# GIVEN INFORMATION
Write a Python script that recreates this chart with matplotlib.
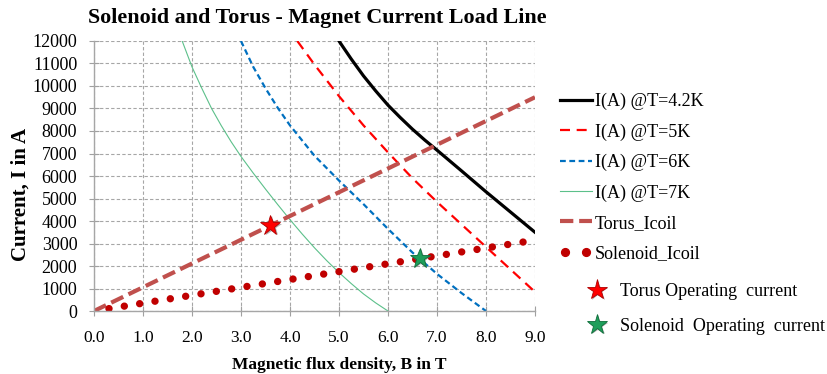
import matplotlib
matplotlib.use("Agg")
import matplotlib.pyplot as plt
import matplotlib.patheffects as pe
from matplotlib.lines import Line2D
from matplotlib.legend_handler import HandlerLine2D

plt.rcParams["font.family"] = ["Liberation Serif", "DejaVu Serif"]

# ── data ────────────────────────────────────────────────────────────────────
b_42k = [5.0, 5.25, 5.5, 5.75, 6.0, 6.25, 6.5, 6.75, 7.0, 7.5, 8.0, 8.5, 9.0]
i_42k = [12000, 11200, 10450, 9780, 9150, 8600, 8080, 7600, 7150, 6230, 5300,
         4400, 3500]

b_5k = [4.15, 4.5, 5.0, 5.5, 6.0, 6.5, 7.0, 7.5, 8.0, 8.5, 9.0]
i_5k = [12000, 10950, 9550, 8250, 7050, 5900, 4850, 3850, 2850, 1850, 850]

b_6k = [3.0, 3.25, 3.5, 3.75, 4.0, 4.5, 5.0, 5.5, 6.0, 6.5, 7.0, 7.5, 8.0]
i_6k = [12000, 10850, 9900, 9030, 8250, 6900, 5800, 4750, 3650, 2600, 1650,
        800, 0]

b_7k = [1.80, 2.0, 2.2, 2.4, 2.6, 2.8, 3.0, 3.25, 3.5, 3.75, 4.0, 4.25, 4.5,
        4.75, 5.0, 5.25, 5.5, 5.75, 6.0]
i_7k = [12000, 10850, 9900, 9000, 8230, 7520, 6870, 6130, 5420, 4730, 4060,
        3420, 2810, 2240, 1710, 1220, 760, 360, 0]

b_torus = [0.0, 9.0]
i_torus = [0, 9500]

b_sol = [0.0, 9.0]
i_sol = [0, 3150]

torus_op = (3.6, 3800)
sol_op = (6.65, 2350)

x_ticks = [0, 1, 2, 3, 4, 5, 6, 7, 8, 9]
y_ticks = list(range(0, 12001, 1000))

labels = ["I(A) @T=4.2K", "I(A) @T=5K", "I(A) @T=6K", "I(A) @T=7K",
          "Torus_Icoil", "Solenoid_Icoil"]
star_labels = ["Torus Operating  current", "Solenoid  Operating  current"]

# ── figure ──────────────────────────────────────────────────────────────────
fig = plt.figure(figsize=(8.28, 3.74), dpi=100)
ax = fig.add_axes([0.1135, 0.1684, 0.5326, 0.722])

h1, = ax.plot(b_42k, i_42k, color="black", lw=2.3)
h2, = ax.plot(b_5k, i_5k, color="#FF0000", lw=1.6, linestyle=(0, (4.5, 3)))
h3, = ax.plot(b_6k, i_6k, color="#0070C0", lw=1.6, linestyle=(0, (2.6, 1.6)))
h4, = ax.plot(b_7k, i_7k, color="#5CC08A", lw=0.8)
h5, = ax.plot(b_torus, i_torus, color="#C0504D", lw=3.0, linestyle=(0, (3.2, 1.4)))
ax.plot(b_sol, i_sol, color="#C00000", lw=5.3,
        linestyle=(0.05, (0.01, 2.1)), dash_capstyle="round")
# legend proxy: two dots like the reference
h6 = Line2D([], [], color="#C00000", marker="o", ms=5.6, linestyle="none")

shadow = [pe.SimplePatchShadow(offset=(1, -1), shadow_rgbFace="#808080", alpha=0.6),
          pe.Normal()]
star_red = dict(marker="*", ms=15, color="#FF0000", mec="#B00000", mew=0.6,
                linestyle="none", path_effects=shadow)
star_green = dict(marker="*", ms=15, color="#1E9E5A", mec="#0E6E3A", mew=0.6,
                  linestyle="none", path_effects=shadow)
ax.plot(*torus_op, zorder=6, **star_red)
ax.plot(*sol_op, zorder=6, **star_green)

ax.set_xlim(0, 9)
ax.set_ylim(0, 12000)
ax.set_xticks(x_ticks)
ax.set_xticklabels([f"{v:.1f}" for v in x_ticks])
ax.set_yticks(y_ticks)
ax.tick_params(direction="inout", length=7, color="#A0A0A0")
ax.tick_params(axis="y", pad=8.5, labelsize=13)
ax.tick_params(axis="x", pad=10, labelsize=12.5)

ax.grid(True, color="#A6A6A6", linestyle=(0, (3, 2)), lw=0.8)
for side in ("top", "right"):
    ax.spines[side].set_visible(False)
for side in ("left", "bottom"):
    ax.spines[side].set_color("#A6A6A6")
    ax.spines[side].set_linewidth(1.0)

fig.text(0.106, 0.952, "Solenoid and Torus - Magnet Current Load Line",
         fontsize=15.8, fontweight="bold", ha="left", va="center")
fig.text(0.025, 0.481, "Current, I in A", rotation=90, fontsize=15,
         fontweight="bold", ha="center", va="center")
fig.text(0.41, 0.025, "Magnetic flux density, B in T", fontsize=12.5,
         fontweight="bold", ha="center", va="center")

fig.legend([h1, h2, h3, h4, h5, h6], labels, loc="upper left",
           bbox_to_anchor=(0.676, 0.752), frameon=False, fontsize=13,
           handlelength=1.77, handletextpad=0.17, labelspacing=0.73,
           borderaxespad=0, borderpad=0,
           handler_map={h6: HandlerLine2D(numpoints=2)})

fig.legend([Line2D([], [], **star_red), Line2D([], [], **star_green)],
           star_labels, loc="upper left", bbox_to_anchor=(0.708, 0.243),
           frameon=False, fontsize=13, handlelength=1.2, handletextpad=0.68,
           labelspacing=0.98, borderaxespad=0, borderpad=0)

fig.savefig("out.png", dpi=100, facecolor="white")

# PROBLEM DETAILS
Give every line above again exactly, with no pictures.

# EXERCISE RESPONSE
Write a Python script that recreates this chart with matplotlib.
import matplotlib
matplotlib.use("Agg")
import matplotlib.pyplot as plt
import matplotlib.patheffects as pe
from matplotlib.lines import Line2D
from matplotlib.legend_handler import HandlerLine2D

plt.rcParams["font.family"] = ["Liberation Serif", "DejaVu Serif"]

# ── data ────────────────────────────────────────────────────────────────────
b_42k = [5.0, 5.25, 5.5, 5.75, 6.0, 6.25, 6.5, 6.75, 7.0, 7.5, 8.0, 8.5, 9.0]
i_42k = [12000, 11200, 10450, 9780, 9150, 8600, 8080, 7600, 7150, 6230, 5300,
         4400, 3500]

b_5k = [4.15, 4.5, 5.0, 5.5, 6.0, 6.5, 7.0, 7.5, 8.0, 8.5, 9.0]
i_5k = [12000, 10950, 9550, 8250, 7050, 5900, 4850, 3850, 2850, 1850, 850]

b_6k = [3.0, 3.25, 3.5, 3.75, 4.0, 4.5, 5.0, 5.5, 6.0, 6.5, 7.0, 7.5, 8.0]
i_6k = [12000, 10850, 9900, 9030, 8250, 6900, 5800, 4750, 3650, 2600, 1650,
        800, 0]

b_7k = [1.80, 2.0, 2.2, 2.4, 2.6, 2.8, 3.0, 3.25, 3.5, 3.75, 4.0, 4.25, 4.5,
        4.75, 5.0, 5.25, 5.5, 5.75, 6.0]
i_7k = [12000, 10850, 9900, 9000, 8230, 7520, 6870, 6130, 5420, 4730, 4060,
        3420, 2810, 2240, 1710, 1220, 760, 360, 0]

b_torus = [0.0, 9.0]
i_torus = [0, 9500]

b_sol = [0.0, 9.0]
i_sol = [0, 3150]

torus_op = (3.6, 3800)
sol_op = (6.65, 2350)

x_ticks = [0, 1, 2, 3, 4, 5, 6, 7, 8, 9]
y_ticks = list(range(0, 12001, 1000))

labels = ["I(A) @T=4.2K", "I(A) @T=5K", "I(A) @T=6K", "I(A) @T=7K",
          "Torus_Icoil", "Solenoid_Icoil"]
star_labels = ["Torus Operating  current", "Solenoid  Operating  current"]

# ── figure ──────────────────────────────────────────────────────────────────
fig = plt.figure(figsize=(8.28, 3.74), dpi=100)
ax = fig.add_axes([0.1135, 0.1684, 0.5326, 0.722])

h1, = ax.plot(b_42k, i_42k, color="black", lw=2.3)
h2, = ax.plot(b_5k, i_5k, color="#FF0000", lw=1.6, linestyle=(0, (4.5, 3)))
h3, = ax.plot(b_6k, i_6k, color="#0070C0", lw=1.6, linestyle=(0, (2.6, 1.6)))
h4, = ax.plot(b_7k, i_7k, color="#5CC08A", lw=0.8)
h5, = ax.plot(b_torus, i_torus, color="#C0504D", lw=3.0, linestyle=(0, (3.2, 1.4)))
ax.plot(b_sol, i_sol, color="#C00000", lw=5.3,
        linestyle=(0.05, (0.01, 2.1)), dash_capstyle="round")
# legend proxy: two dots like the reference
h6 = Line2D([], [], color="#C00000", marker="o", ms=5.6, linestyle="none")

shadow = [pe.SimplePatchShadow(offset=(1, -1), shadow_rgbFace="#808080", alpha=0.6),
          pe.Normal()]
star_red = dict(marker="*", ms=15, color="#FF0000", mec="#B00000", mew=0.6,
                linestyle="none", path_effects=shadow)
star_green = dict(marker="*", ms=15, color="#1E9E5A", mec="#0E6E3A", mew=0.6,
                  linestyle="none", path_effects=shadow)
ax.plot(*torus_op, zorder=6, **star_red)
ax.plot(*sol_op, zorder=6, **star_green)

ax.set_xlim(0, 9)
ax.set_ylim(0, 12000)
ax.set_xticks(x_ticks)
ax.set_xticklabels([f"{v:.1f}" for v in x_ticks])
ax.set_yticks(y_ticks)
ax.tick_params(direction="inout", length=7, color="#A0A0A0")
ax.tick_params(axis="y", pad=8.5, labelsize=13)
ax.tick_params(axis="x", pad=10, labelsize=12.5)

ax.grid(True, color="#A6A6A6", linestyle=(0, (3, 2)), lw=0.8)
for side in ("top", "right"):
    ax.spines[side].set_visible(False)
for side in ("left", "bottom"):
    ax.spines[side].set_color("#A6A6A6")
    ax.spines[side].set_linewidth(1.0)

fig.text(0.106, 0.952, "Solenoid and Torus - Magnet Current Load Line",
         fontsize=15.8, fontweight="bold", ha="left", va="center")
fig.text(0.025, 0.481, "Current, I in A", rotation=90, fontsize=15,
         fontweight="bold", ha="center", va="center")
fig.text(0.41, 0.025, "Magnetic flux density, B in T", fontsize=12.5,
         fontweight="bold", ha="center", va="center")

fig.legend([h1, h2, h3, h4, h5, h6], labels, loc="upper left",
           bbox_to_anchor=(0.676, 0.752), frameon=False, fontsize=13,
           handlelength=1.77, handletextpad=0.17, labelspacing=0.73,
           borderaxespad=0, borderpad=0,
           handler_map={h6: HandlerLine2D(numpoints=2)})

fig.legend([Line2D([], [], **star_red), Line2D([], [], **star_green)],
           star_labels, loc="upper left", bbox_to_anchor=(0.708, 0.243),
           frameon=False, fontsize=13, handlelength=1.2, handletextpad=0.68,
           labelspacing=0.98, borderaxespad=0, borderpad=0)

fig.savefig("out.png", dpi=100, facecolor="white")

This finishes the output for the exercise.